A Heat Pump is a device that can supply heating, cooling, and hot water for residential, commercial, and industrial use. Any Heat Pump equipment can provide heating and cooling at the same time. Depending on the function a device performs, it is called a Heat Pump, an air-conditioning unit, or a cooling/refrigeration machine [9]. Most of the energy produced is obtained from the environment: Heat Pumps can use renewable energy from the air, water, or ground. Air source Heat Pumps use outdoor, indoor, or exhaust air as a source of energy. Ground source (or geothermal) Heat Pumps use energy from the ground that is generated through a closed-loop horizontal or vertical collector. The energy obtained from the ground is transferred to brine or water and transferred to a Heat Pump. Water source Heat Pumps work the same way as ground source (or geothermal) Heat Pumps. The only difference is that they use the water directly instead of using a closed-loop heat exchanger.

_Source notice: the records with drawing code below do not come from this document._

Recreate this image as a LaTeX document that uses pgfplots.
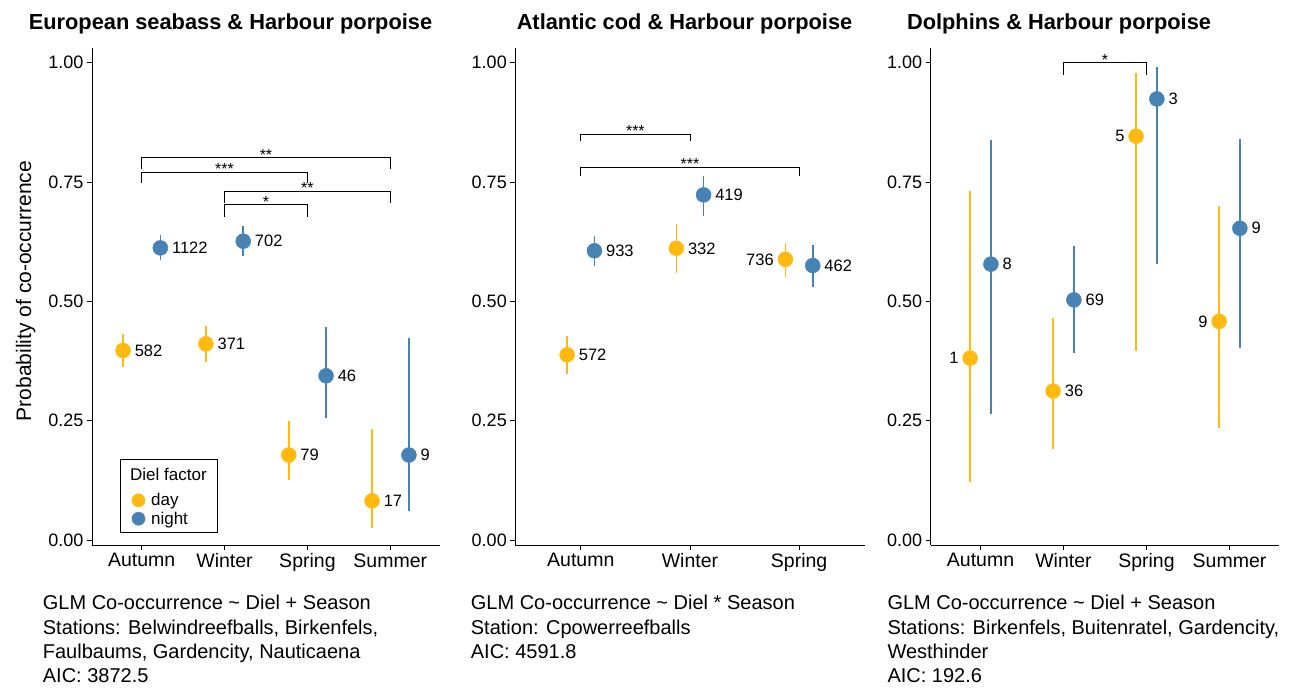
\documentclass[border=0pt]{standalone}
\usepackage{fontspec}
\setmainfont{Liberation Sans}
\usepackage{pgfplots}
\pgfplotsset{compat=1.18}
\definecolor{dayc}{RGB}{255,185,15}
\definecolor{nightc}{RGB}{70,130,180}

\pgfplotsset{
 panel/.style={
  scale only axis, height=497pt, anchor=south west,
  ymin=-0.0105, ymax=1.0308,
  axis x line*=bottom, axis y line*=left,
  axis line style={line width=0.8pt, black},
  tick align=outside, major tick length=5pt,
  tick style={line width=0.8pt, black},
  ytick={0,0.25,0.5,0.75,1}, yticklabels={0.00,0.25,0.50,0.75,1.00},
  yticklabel style={font=\fontsize{18}{18}\selectfont},
  xticklabel style={font=\fontsize{19.5}{19.5}\selectfont},
  clip=false,
  error bars/y dir=both, error bars/y explicit, error bars/error mark=none,
 },
 dayplot/.style={only marks, mark=*, mark size=7.5pt, color=dayc,
   mark options={fill=dayc, draw=dayc},
   error bars/error bar style={line width=1.6pt, dayc}},
 nightplot/.style={only marks, mark=*, mark size=7.5pt, color=nightc,
   mark options={fill=nightc, draw=nightc},
   error bars/error bar style={line width=1.6pt, nightc}},
 labR/.style={nodes near coords, point meta=explicit symbolic,
   every node near coord/.append style={anchor=west, xshift=11.5pt, inner sep=0pt, text=black, font=\fontsize{16.5}{16.5}\selectfont}},
 labL/.style={nodes near coords, point meta=explicit symbolic,
   every node near coord/.append style={anchor=east, xshift=-11.5pt, inner sep=0pt, text=black, font=\fontsize{16.5}{16.5}\selectfont}},
 brk/.style={black, line width=0.9pt, mark=none, forget plot},
}
\newcommand{\stars}[1]{{\fontsize{16}{16}\selectfont #1}}

\begin{document}
\begin{tikzpicture}[x=1pt,y=1pt]
\path[use as bounding box] (0,0) rectangle (1294,688);

% ---------------- Panel 1 ----------------
\begin{axis}[panel, at={(92pt,143pt)}, width=348pt,
  xmin=0.4, xmax=4.6, xtick={1,2,3,4}, xticklabels={Autumn,Winter,Spring,Summer},
  legend style={at={(0.1141,0.1068)}, anchor=north west, draw=none, fill=none,
    font=\fontsize{17}{17}\selectfont, inner xsep=0pt, inner ysep=0pt,
    row sep=0pt, column sep=6pt,
    nodes={inner sep=0pt, text height=13.8pt, text depth=4.6pt}},
  legend cell align=left,
  legend image code/.code={\draw[#1, mark size=6.6pt] plot coordinates {(0pt,1pt)};},
]
\addplot[dayplot, labR] table[x=x, y=y, y error plus=ep, y error minus=em, meta=lab] {
x y ep em lab
0.775 0.397 0.035 0.034 582
1.775 0.411 0.038 0.039 371
2.775 0.178 0.072 0.053 79
3.78 0.082 0.150 0.056 17
};
\addlegendentry{day}
\addplot[nightplot, labR] table[x=x, y=y, y error plus=ep, y error minus=em, meta=lab] {
x y ep em lab
1.225 0.612 0.026 0.025 1122
2.225 0.626 0.031 0.032 702
3.225 0.344 0.103 0.089 46
4.225 0.178 0.245 0.117 9
};
\addlegendentry{night}
\addplot[brk] coordinates {(1,0.778) (1,0.801) (4,0.801) (4,0.778)};
\addplot[brk] coordinates {(1,0.748) (1,0.771) (3,0.771) (3,0.748)};
\addplot[brk] coordinates {(2,0.707) (2,0.731) (4,0.731) (4,0.707)};
\addplot[brk] coordinates {(2,0.677) (2,0.702) (3,0.702) (3,0.677)};
\node[anchor=base, inner sep=0pt, yshift=-2.5pt] at (axis cs:2.5,0.801) {\stars{**}};
\node[anchor=base, inner sep=0pt, yshift=-2.5pt] at (axis cs:2,0.771) {\stars{***}};
\node[anchor=base, inner sep=0pt, yshift=-2.5pt] at (axis cs:3,0.731) {\stars{**}};
\node[anchor=base, inner sep=0pt, yshift=-2.5pt] at (axis cs:2.5,0.702) {\stars{*}};
\end{axis}
% legend frame and title
\draw[line width=0.9pt] (120.7,155.3) rectangle (217.3,228.7);
\node[anchor=base west, inner sep=0pt, font=\fontsize{17}{17}\selectfont] at (130,207.3) {Diel factor};

% ---------------- Panel 2 ----------------
\begin{axis}[panel, at={(515.3pt,143pt)}, width=349.3pt,
  xmin=0.4, xmax=3.6, xtick={1,2,3}, xticklabels={Autumn,Winter,Spring}]
\addplot[dayplot, labR] table[x=x, y=y, y error plus=ep, y error minus=em, meta=lab] {
x y ep em lab
0.875 0.388 0.039 0.040 572
1.875 0.611 0.051 0.052 332
};
\addplot[dayplot, labL] table[x=x, y=y, y error plus=ep, y error minus=em, meta=lab] {
x y ep em lab
2.875 0.588 0.034 0.036 736
};
\addplot[nightplot, labR] table[x=x, y=y, y error plus=ep, y error minus=em, meta=lab] {
x y ep em lab
1.125 0.606 0.030 0.031 933
2.125 0.723 0.040 0.044 419
3.125 0.575 0.044 0.046 462
};
\addplot[brk] coordinates {(1,0.835) (1,0.850) (2,0.850) (2,0.835)};
\addplot[brk] coordinates {(1,0.763) (1,0.781) (3,0.781) (3,0.763)};
\node[anchor=base, inner sep=0pt, yshift=-2.5pt] at (axis cs:1.5,0.850) {\stars{***}};
\node[anchor=base, inner sep=0pt, yshift=-2.5pt] at (axis cs:2,0.781) {\stars{***}};
\end{axis}

% ---------------- Panel 3 ----------------
\begin{axis}[panel, at={(930.7pt,143pt)}, width=348.6pt,
  xmin=0.4, xmax=4.6, xtick={1,2,3,4}, xticklabels={Autumn,Winter,Spring,Summer}]
\addplot[dayplot, labL] table[x=x, y=y, y error plus=ep, y error minus=em, meta=lab] {
x y ep em lab
0.875 0.381 0.350 0.259 1
2.875 0.846 0.133 0.449 5
3.875 0.458 0.241 0.223 9
};
\addplot[dayplot, labR] table[x=x, y=y, y error plus=ep, y error minus=em, meta=lab] {
x y ep em lab
1.875 0.312 0.154 0.121 36
};
\addplot[nightplot, labR] table[x=x, y=y, y error plus=ep, y error minus=em, meta=lab] {
x y ep em lab
1.125 0.578 0.261 0.313 8
2.125 0.503 0.112 0.112 69
3.125 0.924 0.066 0.346 3
4.125 0.653 0.187 0.251 9
};
\addplot[brk] coordinates {(2,0.974) (2,1.0) (3,1.0) (3,0.974)};
\node[anchor=base, inner sep=0pt, yshift=-2.5pt] at (axis cs:2.5,1.0) {\stars{*}};
\end{axis}

% ---------------- Titles ----------------
\node[anchor=base, inner sep=0pt, font=\bfseries\fontsize{21.8}{22}\selectfont] at (230.5,658.7) {European seabass \& Harbour porpoise};
\node[anchor=base, inner sep=0pt, font=\bfseries\fontsize{21.8}{22}\selectfont] at (684.5,658.7) {Atlantic cod \& Harbour porpoise};
\node[anchor=base, inner sep=0pt, font=\bfseries\fontsize{21.8}{22}\selectfont] at (1059,658.7) {Dolphins \& Harbour porpoise};

% ---------------- Y label ----------------
\node[rotate=90, anchor=base, inner sep=0pt, font=\fontsize{21}{21}\selectfont] at (31,397) {Probability of co-occurrence};

% ---------------- Captions ----------------
\begin{scope}[every node/.style={anchor=base west, inner sep=0pt, font=\fontsize{20}{20}\selectfont}]
\node at (42.7,78) {GLM Co-occurrence \textasciitilde{} Diel + Season};
\node at (42.7,53.8) {Stations: Belwindreefballs, Birkenfels,};
\node at (42.7,29.6) {Faulbaums, Gardencity, Nauticaena};
\node at (42.7,5.4) {AIC: 3872.5};
\node at (470.7,78) {GLM Co-occurrence \textasciitilde{} Diel * Season};
\node at (470.7,53.8) {Station: Cpowerreefballs};
\node at (470.7,29.6) {AIC: 4591.8};
\node at (887.3,78) {GLM Co-occurrence \textasciitilde{} Diel + Season};
\node at (887.3,53.8) {Stations: Birkenfels, Buitenratel, Gardencity,};
\node at (887.3,29.6) {Westhinder};
\node at (887.3,5.4) {AIC: 192.6};
\end{scope}
\end{tikzpicture}
\end{document}
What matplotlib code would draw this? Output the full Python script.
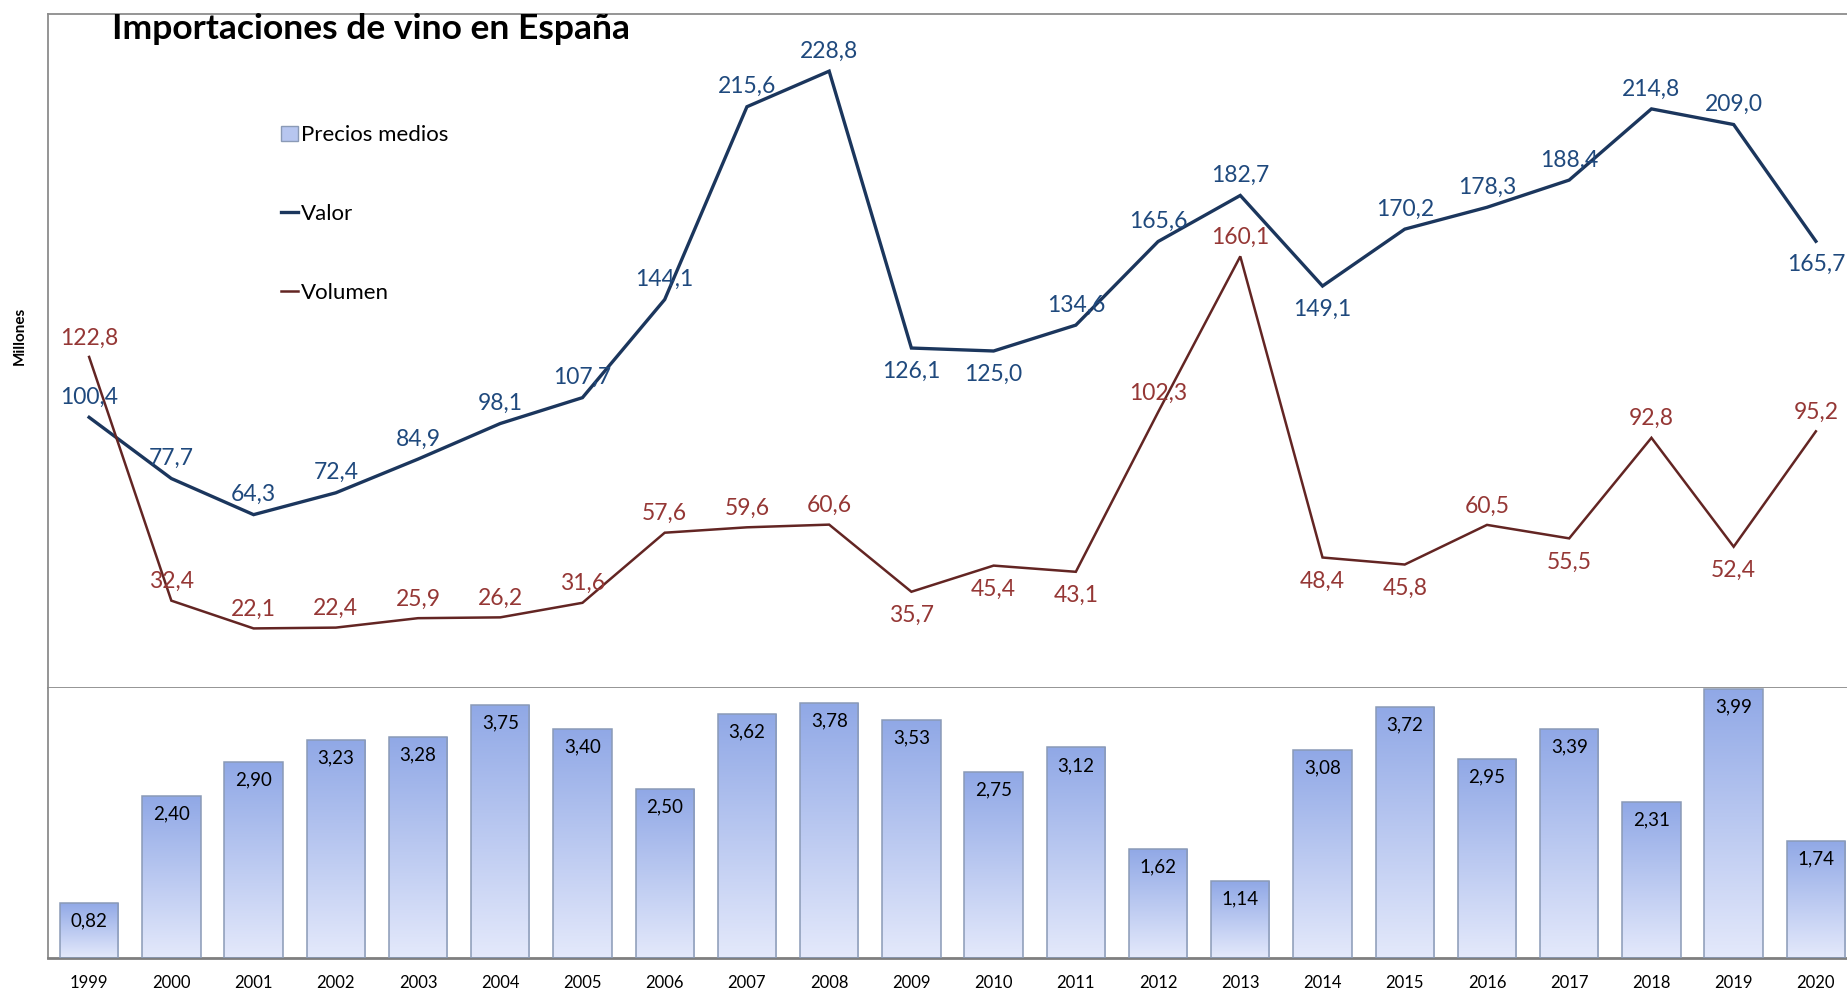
import numpy as np
import matplotlib
matplotlib.use("Agg")
import matplotlib.pyplot as plt
from matplotlib.lines import Line2D
from matplotlib.patches import Patch
from matplotlib.colors import LinearSegmentedColormap

# ---------------- data ----------------
years = ["1999", "2000", "2001", "2002", "2003", "2004", "2005", "2006", "2007", "2008", "2009",
         "2010", "2011", "2012", "2013", "2014", "2015", "2016", "2017", "2018", "2019", "2020"]
valor = [100.4, 77.7, 64.3, 72.4, 84.9, 98.1, 107.7, 144.1, 215.6, 228.8, 126.1,
         125.0, 134.6, 165.6, 182.7, 149.1, 170.2, 178.3, 188.4, 214.8, 209.0, 165.7]
volumen = [122.8, 32.4, 22.1, 22.4, 25.9, 26.2, 31.6, 57.6, 59.6, 60.6, 35.7,
           45.4, 43.1, 102.3, 160.1, 48.4, 45.8, 60.5, 55.5, 92.8, 52.4, 95.2]
precios = [0.82, 2.40, 2.90, 3.23, 3.28, 3.75, 3.40, 2.50, 3.62, 3.78, 3.53,
           2.75, 3.12, 1.62, 1.14, 3.08, 3.72, 2.95, 3.39, 2.31, 3.99, 1.74]

# label placement (years whose labels sit below the point)
valor_below = ["2009", "2010", "2014", "2020"]
volumen_below = ["2009", "2010", "2011", "2014", "2015", "2017", "2019"]

# ---------------- style ----------------
FONT = "Lato"
plt.rcParams["font.family"] = [FONT, "DejaVu Sans"]
C_VALOR_LINE = "#1B365D"
C_VALOR_TXT = "#1F497D"
C_VOL_LINE = "#632523"
C_VOL_TXT = "#953735"
C_FRAME = "#8C8C8C"
C_BAR_TOP = "#90A8E6"
C_BAR_BOT = "#E4E9FB"

W, H = 1847, 992
fig = plt.figure(figsize=(W / 100, H / 100), dpi=100)

left = 48 / W
width = 1809 / W
top_y, div_y, bot_y = 14, 688, 958
ax = fig.add_axes([left, 1 - div_y / H, width, (div_y - top_y) / H])
axb = fig.add_axes([left, 1 - bot_y / H, width, (bot_y - div_y) / H])

x = np.arange(len(years))

# ---------------- upper panel: lines ----------------
ax.plot(x, valor, color=C_VALOR_LINE, lw=2.4, solid_joinstyle="miter", zorder=3)
ax.plot(x, volumen, color=C_VOL_LINE, lw=1.8, solid_joinstyle="miter", zorder=3)
ax.set_xlim(-0.5, len(years) - 0.5)
ax.set_ylim(0, 250)
ax.set_xticks([])
ax.set_yticks([])
for s in ["left", "top", "bottom"]:
    ax.spines[s].set_color(C_FRAME)
    ax.spines[s].set_linewidth(1.3)
ax.spines["right"].set_visible(False)

def fmt(v, d):
    return f"{v:.{d}f}".replace(".", ",")

for i, v in enumerate(valor):
    off = -23 if years[i] in valor_below else 20
    ax.annotate(fmt(v, 1), (x[i], v), xytext=(0, off), textcoords="offset pixels",
                ha="center", va="center", fontsize=16.5, color=C_VALOR_TXT, zorder=4)
for i, v in enumerate(volumen):
    off = -24 if years[i] in volumen_below else 19
    ax.annotate(fmt(v, 1), (x[i], v), xytext=(0, off), textcoords="offset pixels",
                ha="center", va="center", fontsize=16.5, color=C_VOL_TXT, zorder=4)

# ---------------- lower panel: bars ----------------
bars = axb.bar(x, precios, width=0.71, color="none", edgecolor="#8A9AB6", lw=1.1, zorder=3)
cmap = LinearSegmentedColormap.from_list("grad", [C_BAR_BOT, C_BAR_TOP])
grad = np.linspace(0, 1, 256).reshape(-1, 1)
for b in bars:
    x0, y0, w, h = b.get_x(), b.get_y(), b.get_width(), b.get_height()
    im = axb.imshow(grad, extent=[x0, x0 + w, y0, y0 + h], origin="lower",
                    aspect="auto", cmap=cmap, zorder=2, interpolation="bilinear")
    im.set_clip_path(b)
for i, v in enumerate(precios):
    axb.annotate(fmt(v, 2), (x[i], v), xytext=(0, -18), textcoords="offset pixels",
                 ha="center", va="center", fontsize=13.5, color="black", zorder=4)
axb.set_xlim(-0.5, len(years) - 0.5)
axb.set_ylim(0, 4.0)
axb.set_yticks([])
axb.set_xticks(x)
axb.set_xticklabels(years, fontsize=12)
axb.tick_params(axis="x", length=0, pad=12)
axb.spines["left"].set_color(C_FRAME)
axb.spines["left"].set_linewidth(1.3)
axb.spines["bottom"].set_color("#7F7F7F")
axb.spines["bottom"].set_linewidth(2)
axb.spines["top"].set_visible(False)
axb.spines["right"].set_visible(False)

# ---------------- texts ----------------
fig.text(112 / W, 1 - 29 / H, "Importaciones de vino en España", fontsize=25.5,
         fontweight="bold", ha="left", va="center", color="black")
fig.text(20 / W, 1 - 336 / H, "Millones", rotation=90, fontsize=11, fontweight="bold",
         ha="center", va="center")

handles = [Patch(facecolor="#B7C6F0", edgecolor="#8A9AB6", lw=1),
           Line2D([], [], color=C_VALOR_LINE, lw=2.4),
           Line2D([], [], color=C_VOL_LINE, lw=1.8)]
fig.legend(handles, ["Precios medios", "Valor", "Volumen"], loc="upper left",
           bbox_to_anchor=(281 / W, 1 - 125 / H), frameon=False, fontsize=16,
           handlelength=0.75, handleheight=0.65, handletextpad=0.15,
           labelspacing=2.65, borderpad=0, borderaxespad=0)

fig.savefig("out.png", dpi=100)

Water Heat Pumps can be connected to rivers, lakes, sewage, cooling water, etc. [10]. There may also be a hybrid Heat Pump system. Typical combinations are as follows: air source Heat Pumps and a small gas boiler, Heat Pump and solar thermal collector [11], Heat Pump and biomass boiler, and Heat Pump and direct electric back up. The efficiency of Heat Pump systems depends on the efficiency of the unit itself and the thermal energy needs of the building in which it is used. Specifically, in the case of a private household, the energy demand of a building largely depends on its energy quality and the climatic zone in which it is located [12].

5. Small-Scale Biomass Heating Technology (Biomass Boilers and Pellet Stoves)

Small-scale biomass heating systems are usually installed in private households. Wood and by-products of the wood industry are the raw materials used for heat production with this technology. Firewood, wood chips, and wood pellets are most commonly used to heat a private household. Firewood is the oldest and most commonly used form of biomass. The popularity of wood chips has been growing rapidly lately due to the possibility of using them in automatic biomass heating systems. Choosing such a system offers more advantages for people who want to save time and seek comfort compared with traditional wood, i.e., firewood. Wood chips are made from wood waste, other wood products, or are directly made from logs. Wood pellets are the most convenient and sustainable choice compared to the aforementioned alternatives. This fuel is made from sawdust and wood chips and pressed under high pressure without glue or other chemical additives. Wood pellets are high in energy, easy to transport and store, and are suitable fuel for small, fully automated heating systems. The newest biomass boilers are distinguished for their efficiency and low carbon monoxide (CO) emissions. The efficiency of new biomass boilers increased from about 55% to more than 90%, while the average CO emissions decreased from 15,000 mg/m3 to less than 50 mg/m3 [13].